SECTION 13. CR7 MEASUREMENTS

13-20

13.7 PULSE COUNT MEASUREMENTS

Many pulse output type sensors (e.g.,
anemometers and flow-meters) are calibrated in
terms of frequency (counts/second). For these
measurements the accuracy is related directly
to the accuracy of the time interval over which
the pulses are accumulated. Variation in the
pulse sampling interval DOES NOT effect those
cases where the pulse measurement is
independent of time, i.e., where the total pulse
count is of interest instead of frequency.

The Pulse Count Instruction (#3) causes the
pulse channel counters to be read and reset to
zero every time the program table is executed.
The CR7 operating system checks the program
tables every 0.1 seconds to determine whether
or not a table should be executed. If any of the
3 tables requires execution and contains a
Pulse Count Instruction, ALL active pulse
channels in the specified I/O Module are read
and reset to zero before the table is executed.
Reading the pulse channels immediately
instead of when the Pulse Count Instruction is
encountered in the program sequence
eliminates variation in the pulse sampling
interval caused by variable program execution
times.

If the table execution is delayed, for example by
lengthy output processing, the pulse channel
counters are not read until the next execution
interval occurs. Whenever a table execution
overrun occurs, a decimal point appears below
the colon that separates the ID and Data field of
the display. Frequency data taken during an
overrun is invalid because the pulse sampling
interval is extended.

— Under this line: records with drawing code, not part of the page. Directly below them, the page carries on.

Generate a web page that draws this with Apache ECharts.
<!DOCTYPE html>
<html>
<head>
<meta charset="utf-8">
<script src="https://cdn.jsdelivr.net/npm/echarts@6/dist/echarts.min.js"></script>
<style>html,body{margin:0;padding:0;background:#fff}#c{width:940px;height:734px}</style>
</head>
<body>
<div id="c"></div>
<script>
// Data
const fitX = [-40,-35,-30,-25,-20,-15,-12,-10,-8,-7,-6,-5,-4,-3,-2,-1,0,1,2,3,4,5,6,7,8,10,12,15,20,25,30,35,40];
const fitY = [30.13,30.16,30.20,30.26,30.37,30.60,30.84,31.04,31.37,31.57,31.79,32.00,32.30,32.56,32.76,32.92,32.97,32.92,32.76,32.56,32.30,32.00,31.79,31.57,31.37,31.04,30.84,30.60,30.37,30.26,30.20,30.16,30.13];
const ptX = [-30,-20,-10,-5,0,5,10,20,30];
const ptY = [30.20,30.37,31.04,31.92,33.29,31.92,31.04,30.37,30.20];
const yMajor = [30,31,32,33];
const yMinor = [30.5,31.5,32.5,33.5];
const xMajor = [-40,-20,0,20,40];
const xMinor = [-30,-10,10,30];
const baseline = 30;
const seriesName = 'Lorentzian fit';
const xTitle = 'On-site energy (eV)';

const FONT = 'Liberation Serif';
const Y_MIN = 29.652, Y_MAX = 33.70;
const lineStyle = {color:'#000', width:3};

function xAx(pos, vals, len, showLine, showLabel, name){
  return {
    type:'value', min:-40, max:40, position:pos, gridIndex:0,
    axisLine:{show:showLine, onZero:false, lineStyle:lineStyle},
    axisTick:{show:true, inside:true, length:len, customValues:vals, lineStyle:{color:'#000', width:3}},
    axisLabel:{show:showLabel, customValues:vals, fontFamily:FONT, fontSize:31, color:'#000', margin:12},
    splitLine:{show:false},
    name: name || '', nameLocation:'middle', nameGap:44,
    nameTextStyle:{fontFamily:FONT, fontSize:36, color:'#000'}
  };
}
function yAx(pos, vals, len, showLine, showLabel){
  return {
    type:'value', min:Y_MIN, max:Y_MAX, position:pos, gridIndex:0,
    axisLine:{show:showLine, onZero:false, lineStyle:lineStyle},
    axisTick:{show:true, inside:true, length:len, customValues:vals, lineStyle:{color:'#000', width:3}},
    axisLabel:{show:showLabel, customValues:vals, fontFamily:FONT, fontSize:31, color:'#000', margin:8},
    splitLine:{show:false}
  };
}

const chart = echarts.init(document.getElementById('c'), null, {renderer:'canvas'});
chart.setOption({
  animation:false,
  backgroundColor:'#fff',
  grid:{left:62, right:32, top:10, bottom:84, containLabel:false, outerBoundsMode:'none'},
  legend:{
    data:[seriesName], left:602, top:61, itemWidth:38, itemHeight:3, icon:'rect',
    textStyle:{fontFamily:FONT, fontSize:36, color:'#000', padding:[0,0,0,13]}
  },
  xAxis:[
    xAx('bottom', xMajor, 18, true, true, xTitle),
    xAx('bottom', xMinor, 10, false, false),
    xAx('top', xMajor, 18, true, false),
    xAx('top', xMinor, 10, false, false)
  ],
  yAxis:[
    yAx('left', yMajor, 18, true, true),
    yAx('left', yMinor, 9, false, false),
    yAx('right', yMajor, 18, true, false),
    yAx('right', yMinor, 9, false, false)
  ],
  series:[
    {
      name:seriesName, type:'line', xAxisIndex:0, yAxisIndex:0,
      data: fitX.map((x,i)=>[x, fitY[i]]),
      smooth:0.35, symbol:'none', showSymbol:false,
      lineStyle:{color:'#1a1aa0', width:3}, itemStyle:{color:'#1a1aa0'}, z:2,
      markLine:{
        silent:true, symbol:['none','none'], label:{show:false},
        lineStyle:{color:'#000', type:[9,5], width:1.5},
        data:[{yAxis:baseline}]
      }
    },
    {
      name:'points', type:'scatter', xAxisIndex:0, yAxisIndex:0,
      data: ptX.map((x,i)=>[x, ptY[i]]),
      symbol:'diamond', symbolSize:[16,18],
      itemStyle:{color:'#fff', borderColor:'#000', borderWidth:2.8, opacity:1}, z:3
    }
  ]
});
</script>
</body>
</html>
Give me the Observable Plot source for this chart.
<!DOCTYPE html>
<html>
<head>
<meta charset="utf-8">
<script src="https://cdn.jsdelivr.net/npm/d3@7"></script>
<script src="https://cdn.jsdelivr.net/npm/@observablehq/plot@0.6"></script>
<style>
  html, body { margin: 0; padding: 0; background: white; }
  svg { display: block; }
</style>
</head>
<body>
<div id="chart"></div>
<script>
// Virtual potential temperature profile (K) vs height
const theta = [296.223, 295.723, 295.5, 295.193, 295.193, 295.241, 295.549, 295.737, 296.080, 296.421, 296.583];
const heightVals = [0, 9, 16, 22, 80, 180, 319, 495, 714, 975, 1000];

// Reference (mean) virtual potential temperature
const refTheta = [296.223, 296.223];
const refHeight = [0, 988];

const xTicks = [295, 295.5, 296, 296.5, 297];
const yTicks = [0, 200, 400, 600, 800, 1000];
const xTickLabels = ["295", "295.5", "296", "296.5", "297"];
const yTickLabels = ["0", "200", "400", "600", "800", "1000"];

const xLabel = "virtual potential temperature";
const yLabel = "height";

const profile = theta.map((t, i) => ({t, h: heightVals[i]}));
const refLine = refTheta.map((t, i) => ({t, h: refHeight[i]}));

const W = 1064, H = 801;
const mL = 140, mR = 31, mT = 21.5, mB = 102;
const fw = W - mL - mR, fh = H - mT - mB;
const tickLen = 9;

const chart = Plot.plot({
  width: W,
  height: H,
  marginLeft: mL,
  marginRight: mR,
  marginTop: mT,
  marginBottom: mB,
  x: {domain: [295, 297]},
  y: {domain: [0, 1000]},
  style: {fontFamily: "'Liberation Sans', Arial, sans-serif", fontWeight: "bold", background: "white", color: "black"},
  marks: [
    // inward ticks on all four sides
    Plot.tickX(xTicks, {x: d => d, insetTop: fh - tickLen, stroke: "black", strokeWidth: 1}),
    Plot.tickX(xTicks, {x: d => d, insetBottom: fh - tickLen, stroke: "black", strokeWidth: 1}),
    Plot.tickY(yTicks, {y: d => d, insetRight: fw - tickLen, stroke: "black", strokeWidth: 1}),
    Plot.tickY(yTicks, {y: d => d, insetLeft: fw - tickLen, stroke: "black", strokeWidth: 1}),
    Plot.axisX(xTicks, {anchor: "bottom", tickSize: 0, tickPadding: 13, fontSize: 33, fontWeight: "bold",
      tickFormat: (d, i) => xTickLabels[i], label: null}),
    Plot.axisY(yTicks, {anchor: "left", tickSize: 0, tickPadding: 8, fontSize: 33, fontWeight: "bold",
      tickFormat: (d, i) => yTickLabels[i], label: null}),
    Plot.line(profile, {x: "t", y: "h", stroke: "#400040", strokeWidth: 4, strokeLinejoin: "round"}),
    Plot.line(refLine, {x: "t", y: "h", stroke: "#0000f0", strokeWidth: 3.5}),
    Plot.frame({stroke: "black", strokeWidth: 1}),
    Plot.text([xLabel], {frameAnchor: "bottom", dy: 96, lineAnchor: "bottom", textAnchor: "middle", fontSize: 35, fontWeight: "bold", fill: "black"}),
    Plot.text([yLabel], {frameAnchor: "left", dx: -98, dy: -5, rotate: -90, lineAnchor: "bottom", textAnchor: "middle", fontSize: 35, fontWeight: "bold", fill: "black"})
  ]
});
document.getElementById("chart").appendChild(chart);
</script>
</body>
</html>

The configuration code
(Parameter 4) entered in the Pulse Counting
Instruction allows measurements taken during
overruns to be discarded and replaced by the
count obtained during the previous, correct
sampling interval.

PULSE COUNT MEASUREMENTS USING
MULTIPLE I/O MODULES

Pulse channels contained in multiple I/O
Modules are read and reset based on the
program table priority. Within a specific
program table, the channels are reset according
to the priority of the I/O Module, i.e., Module 1
first and Module 4 last. For example, if Table 1
and 2 have simultaneous execution intervals, all
the active pulse channels in the I/O Modules
referenced by Pulse Count Instructions in Table
1 are read and reset first, followed by the I/O
Modules referenced in Table 2. Within Table 1
however, pulse channels contained in I/O
Module 1 are read first, followed by I/O Module
2, etc. All Pulse Counting Instructions
referencing the same I/O Module should be
contained in the same program table.

Approximately 0.6ms is required to read and
reset the pulse channels contained in one I/O
Module. Thus different I/O Modules having the
same pulse sample intervals are offset in real
time by 0.6ms per I/O Module. The pulse
sample interval associated with an I/O Module
is constant however, as long as the
programming rules listed below are observed.

1.

If possible place all Pulse Count
Instructions in the same program table.

2.

If more than one program table contains
Pulse Count Instructions, give Table 1 the
fastest execution interval and make the
other execution intervals even multiples of
Table 1's interval.

If these rules are violated a 0.6ms variation
could exist in an I/O module's sample interval.
For example, suppose Table 1 resets the pulse
counters in I/O Module 1 every 3 seconds and
Table 2 resets the pulse counters I/O Module 2
every second. When Table 1 is executed the
pulse counters in I/O Module 2 will be reset
0.6ms later than when only Table 2 is executed.
The frequencies must exceed 1.67 kHz before
the measurement is affected by a 0.6ms
variation in the pulse sampling interval.